Minimizing anti-Arab racism and the provocations by Maccabi Tel Aviv fans was not subtle. The BBC's extensive live blog of the unfolding events quoted 13 Israeli and Jewish sources while allowing just one or two alternative perspectives. Injuries to Israeli fans received detailed documentation and personal accounts, while the impact of racist abuse on local Arab and Muslim residents went largely unexplored.
My snap quantitative analysis of the BBC's live coverage reveals the stark imbalance.
About 80% of the coverage focused on Israeli victims. The sourcing disparity is even more telling: 13 Israeli and/or Jewish people (including multiple victims, officials, and community leaders), were spoken to.

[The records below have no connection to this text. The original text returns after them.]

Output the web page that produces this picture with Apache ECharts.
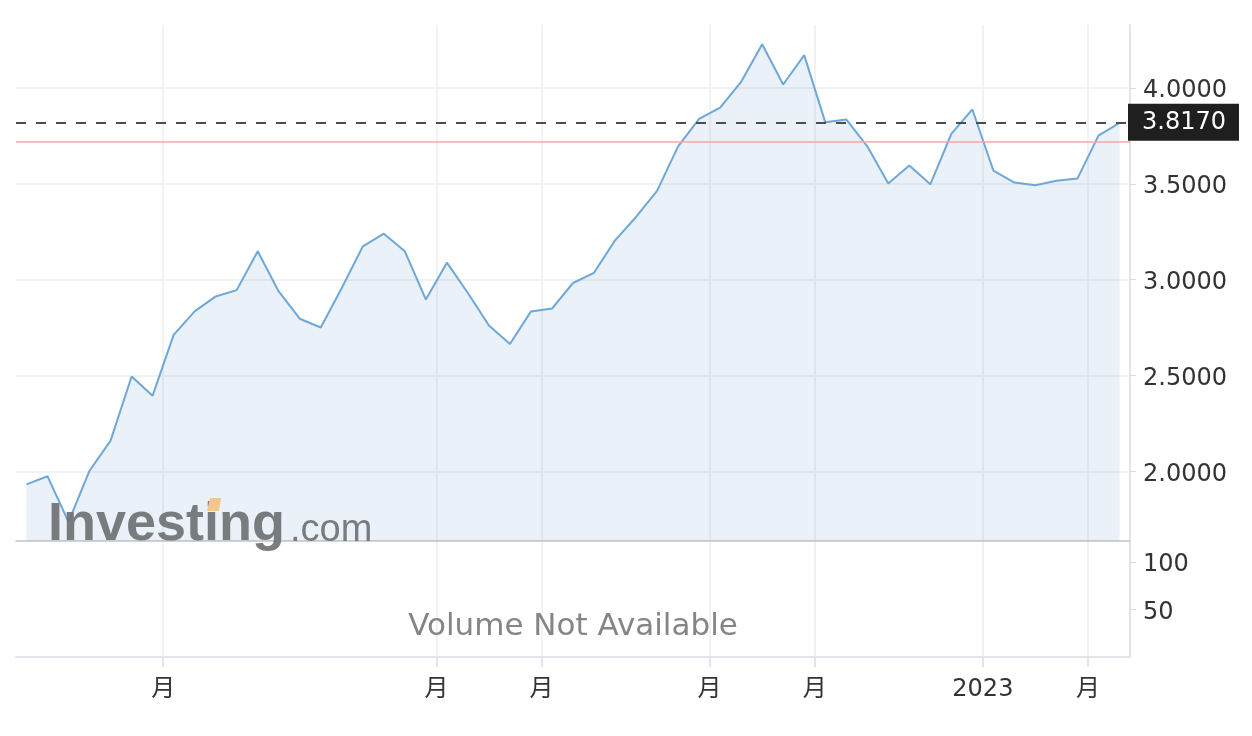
<!DOCTYPE html>
<html>
<head>
<meta charset="utf-8">
<style>
html,body{margin:0;padding:0;background:#ffffff;}
#chart{width:1252px;height:736px;}
</style>
<script src="https://cdn.jsdelivr.net/npm/echarts@6.0.0/dist/echarts.min.js"></script>
</head>
<body>
<div id="chart"></div>
<script>
// Weekly closing values (week index 0..52)
const prices = [
  1.934, 1.976, 1.739, 2.005, 2.162, 2.496, 2.396, 2.713, 2.835, 2.913,
  2.946, 3.148, 2.939, 2.797, 2.751, 2.957, 3.174, 3.240, 3.148, 2.897,
  3.089, 2.931, 2.762, 2.665, 2.835, 2.850, 2.983, 3.036, 3.205, 3.327,
  3.463, 3.695, 3.838, 3.897, 4.031, 4.227, 4.017, 4.170, 3.821, 3.835,
  3.695, 3.501, 3.595, 3.497, 3.760, 3.887, 3.569, 3.506, 3.492, 3.516,
  3.527, 3.751, 3.817
];
const lastPrice = 3.817;
const prevClose = 3.724;
const priceTicks = [2.0, 2.5, 3.0, 3.5, 4.0];
const volumeTicks = [50, 100];
const monthTickPositions = [6.5, 19.5, 24.5, 32.5, 37.5, 45.5, 50.5];
const monthTickLabels = ['月', '月', '月', '月', '月', '2023', '月'];
const volumeMessage = 'Volume Not Available';
const watermarkMain = 'Investing';
const watermarkSuffix = '.com';

const FONT = '"DejaVu Sans", "Noto Sans CJK JP", sans-serif';
const chart = echarts.init(document.getElementById('chart'), null, { renderer: 'canvas' });
const seriesData = prices.map((v, i) => [i, v]);
function monthLabel(v) {
  const k = monthTickPositions.findIndex(p => Math.abs(p - v) < 1e-6);
  return k >= 0 ? monthTickLabels[k] : '';
}

const gridLineColor = '#f1f2f3';
const option = {
  animation: false,
  backgroundColor: '#ffffff',
  grid: [
    { left: 16, right: 122, top: 25, height: 516 },
    { left: 16, right: 122, top: 541, height: 116 }
  ],
  xAxis: [
    {
      type: 'value', gridIndex: 0, min: -0.5, max: 52.5,
      axisLine: { show: true, onZero: false, lineStyle: { color: '#c4c4c4', width: 1.5 } },
      axisTick: { show: false, customValues: monthTickPositions },
      axisLabel: { show: false, customValues: monthTickPositions },
      splitLine: { show: true, lineStyle: { color: gridLineColor, width: 2 } }
    },
    {
      type: 'value', gridIndex: 1, min: -0.5, max: 52.5,
      axisLine: { show: true, onZero: false, lineStyle: { color: '#e1e5ea', width: 2 } },
      axisTick: { show: true, length: 10, customValues: monthTickPositions, lineStyle: { color: '#e1e5ea', width: 2 } },
      axisLabel: { show: true, customValues: monthTickPositions, formatter: monthLabel,
        fontFamily: FONT, fontSize: 24, color: '#333333', margin: 21 },
      splitLine: { show: true, lineStyle: { color: gridLineColor, width: 2 } }
    }
  ],
  yAxis: [
    {
      type: 'value', gridIndex: 0, position: 'right', min: 1.639, max: 4.327,
      axisLine: { show: true, onZero: false, lineStyle: { color: '#e1e5ea', width: 2 } },
      axisTick: { show: true, length: 6, customValues: priceTicks, lineStyle: { color: '#d6d9dd', width: 1 } },
      axisLabel: { show: true, customValues: priceTicks, formatter: v => Number(v).toFixed(4),
        fontFamily: FONT, fontSize: 24, color: '#333333', margin: 13,
        verticalAlign: 'top', lineHeight: 6 },
      splitLine: { show: true, lineStyle: { color: gridLineColor, width: 2 } }
    },
    {
      type: 'value', gridIndex: 1, position: 'right', min: 0, max: 122.1,
      axisLine: { show: true, onZero: false, lineStyle: { color: '#e1e5ea', width: 2 } },
      axisTick: { show: true, length: 6, customValues: volumeTicks, lineStyle: { color: '#d6d9dd', width: 1 } },
      axisLabel: { show: true, customValues: volumeTicks, formatter: v => String(v),
        fontFamily: FONT, fontSize: 24, color: '#333333', margin: 13,
        verticalAlign: 'top', lineHeight: 6 },
      splitLine: { show: false }
    }
  ],
  series: [
    {
      name: 'Price', type: 'line', xAxisIndex: 0, yAxisIndex: 0,
      data: seriesData, symbol: 'none', smooth: false, z: 3,
      lineStyle: { color: '#6ea8d8', width: 2 },
      areaStyle: { color: 'rgba(80,130,190,0.16)', origin: 'start' },
      markLine: {
        silent: true, symbol: ['none', 'none'], animation: false,
        data: [
          {
            yAxis: prevClose,
            lineStyle: { type: 'solid', color: '#f6a7a7', width: 1.5 },
            label: { show: false }
          },
          {
            yAxis: lastPrice,
            lineStyle: { type: [10, 10], color: '#4d4d4d', width: 2 },
            label: {
              show: true, position: 'end', distance: -2,
              formatter: lastPrice.toFixed(4),
              backgroundColor: '#1f1f1f', color: '#ffffff',
              fontFamily: FONT, fontSize: 24, lineHeight: 29,
              padding: [5, 13, 3, 14]
            }
          }
        ]
      }
    },
    {
      name: 'Volume', type: 'bar', xAxisIndex: 1, yAxisIndex: 1, data: []
    }
  ],
  graphic: [
    {
      type: 'text', x: 573, y: 627, z: 5, silent: true,
      style: { text: volumeMessage, textAlign: 'center', textVerticalAlign: 'middle',
        font: '31px "DejaVu Sans", sans-serif', fill: '#858585' }
    },
    {
      type: 'text', x: 48, y: 525, z: 10, silent: true,
      style: { text: watermarkMain, textAlign: 'left', textVerticalAlign: 'middle',
        font: 'bold 54px "Liberation Sans", Arial, sans-serif', fill: '#6f7274', opacity: 0.92 }
    },
    {
      type: 'text', x: 290, y: 531, z: 10, silent: true,
      style: { text: watermarkSuffix, textAlign: 'left', textVerticalAlign: 'middle',
        font: '38px "Liberation Sans", Arial, sans-serif', fill: '#6f7274', opacity: 0.92 }
    },
    {
      type: 'polygon', z: 11, silent: true,
      shape: { points: [[210, 498], [221, 498], [219, 511], [207, 511]] },
      style: { fill: '#f3c68a' }
    }
  ]
};
chart.setOption(option);
</script>
</body>
</html>
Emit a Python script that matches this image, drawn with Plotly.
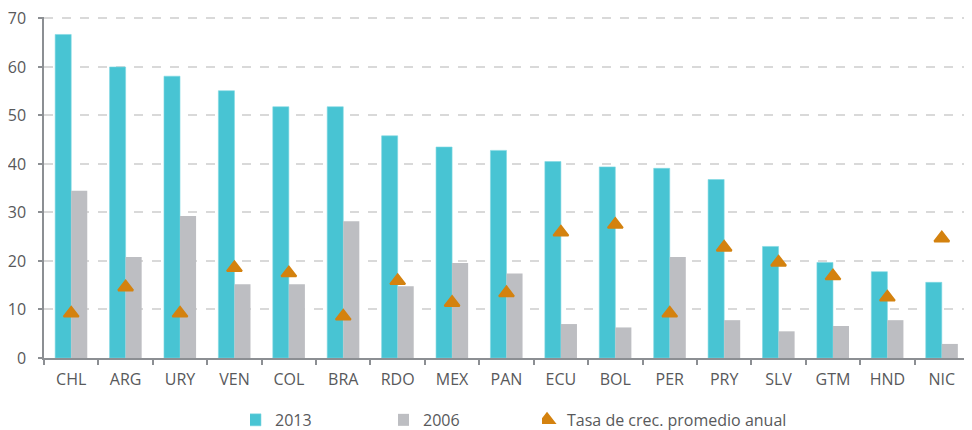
import plotly.graph_objects as go

categories = ["CHL", "ARG", "URY", "VEN", "COL", "BRA", "RDO", "MEX", "PAN",
              "ECU", "BOL", "PER", "PRY", "SLV", "GTM", "HND", "NIC"]
values_2013 = [66.7, 60.0, 58.1, 55.1, 51.8, 51.8, 45.8, 43.5, 42.8,
               40.5, 39.4, 39.1, 36.8, 23.0, 19.7, 17.8, 15.6]
values_2006 = [34.5, 20.8, 29.3, 15.2, 15.2, 28.2, 14.8, 19.6, 17.4,
               7.0, 6.3, 20.8, 7.8, 5.5, 6.6, 7.8, 2.9]
growth_rate = [9.2, 14.6, 9.2, 18.6, 17.5, 8.6, 15.9, 11.4, 13.4,
               25.9, 27.5, 9.2, 22.8, 19.7, 16.9, 12.5, 24.7]
y_ticks = [0, 10, 20, 30, 40, 50, 60, 70]

TEAL = "#48C4D3"
GRAY = "#BDBEC2"
ORANGE = "#D4820F"
TXT = "#58595B"
AX = "#8C8F93"
FONT = "Open Sans"

fig = go.Figure()
fig.add_trace(go.Bar(x=categories, y=values_2013, name="2013",
                     marker=dict(color=TEAL, line=dict(color="#7FD8E2", width=0.6)),
                     legend="legend", showlegend=True))
fig.add_trace(go.Bar(x=categories, y=values_2006, name="2006",
                     marker=dict(color=GRAY, line=dict(width=0)),
                     legend="legend2", showlegend=True))
fig.add_trace(go.Scatter(x=categories, y=growth_rate, name="Tasa de crec. promedio anual",
                         mode="markers",
                         marker=dict(symbol="triangle-up", size=13, color=ORANGE,
                                     line=dict(color=ORANGE, width=2)),
                         legend="legend3", showlegend=True))

legend_common = dict(orientation="h", yref="container", yanchor="middle", y=0.042,
                     xanchor="left",
                     font=dict(family=FONT, size=16, color=TXT),
                     bgcolor="rgba(0,0,0,0)", itemwidth=30, indentation=-15)

fig.update_layout(
    width=972, height=430,
    margin=dict(l=36, r=11, t=9, b=80),
    paper_bgcolor="white", plot_bgcolor="white",
    showlegend=True,
    barmode="group", bargap=0.41, bargroupgap=0,
    font=dict(family=FONT, size=16, color=TXT),
    legend=dict(legend_common, x=0.2227),
    legend2=dict(legend_common, x=0.3827),
    legend3=dict(legend_common, x=0.5384),
    xaxis=dict(type="category", range=[-0.5, 16.5], showline=True, linecolor=AX,
               linewidth=1.5, ticks="outside", tickson="boundaries", ticklen=5,
               tickcolor=AX, tickwidth=1.5, showgrid=False, ticklabelstandoff=6,
               automargin=False,
               tickfont=dict(family=FONT, size=16, color=TXT)),
    yaxis=dict(range=[0, 70.3], tickvals=y_ticks, showline=True, linecolor=AX,
               linewidth=1.5, ticks="outside", ticklen=4, tickcolor=AX, tickwidth=1.5,
               showgrid=True, gridcolor="#D9D9D9", griddash="dash", gridwidth=1.5,
               zeroline=False, ticklabelstandoff=9, automargin=False,
               ticklabeloverflow="allow",
               tickfont=dict(family=FONT, size=16, color=TXT)),
)

fig.write_html("out.html")
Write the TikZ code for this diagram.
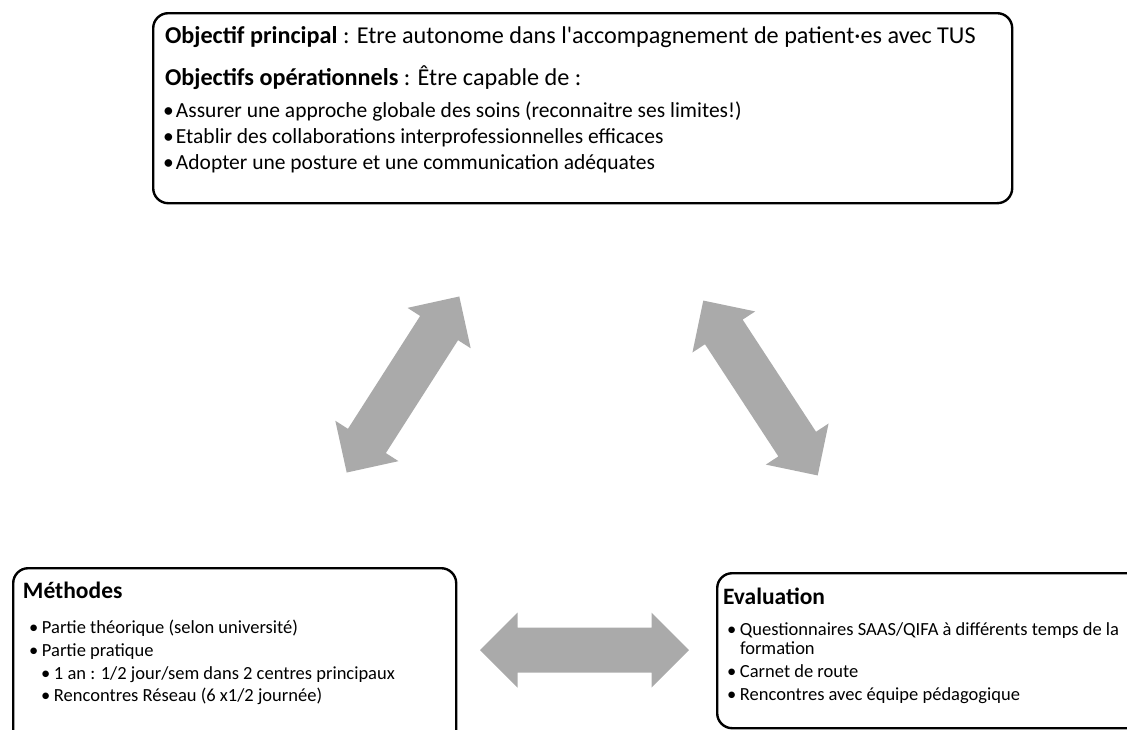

Almost no space was given to voices discussing Maccabi Tel Aviv provocation – except the Palestinian Ministry of Foreign Affairs, in itself, an odd choice given this was not exclusively about Palestine.
When describing attacks on Israelis, the BBC deployed eight emotionally charged descriptors like "pogrom," "horrific," and "brutal," while using only two mild terms – "racist" and "offensive" – for documented anti-Arab behavior by Maccabi Tel Aviv fans.
The majority of the impact and injury reporting in the BBC live blog emphasized Maccabi Tel Aviv fans and Israeli safety concerns. One interview with a resident mentioned how she sheltered a group of fearful Israeli fans. The Israeli fan mentions being fearful of explosions (possibly fireworks). But no context was given about who launched the fireworks, despite it also being reported that Maccabi Tel Aviv fans were setting off fireworks. The insinuation is that all the violence and fear was a result of people attacking Jews, even if it was Maccabi Tel Aviv supporters doing it.
Marginalizing Israeli Violence
Amsterdam is not Gaza, so balanced reporting should not be difficult. However, much of the early reporting focused on Israeli official sources. The initial New York Times piece relied heavily on Israeli official voices – Netanyahu's office, Herzog, Saar, El Al – while treating Arab and/or Dutch local perspectives as peripheral.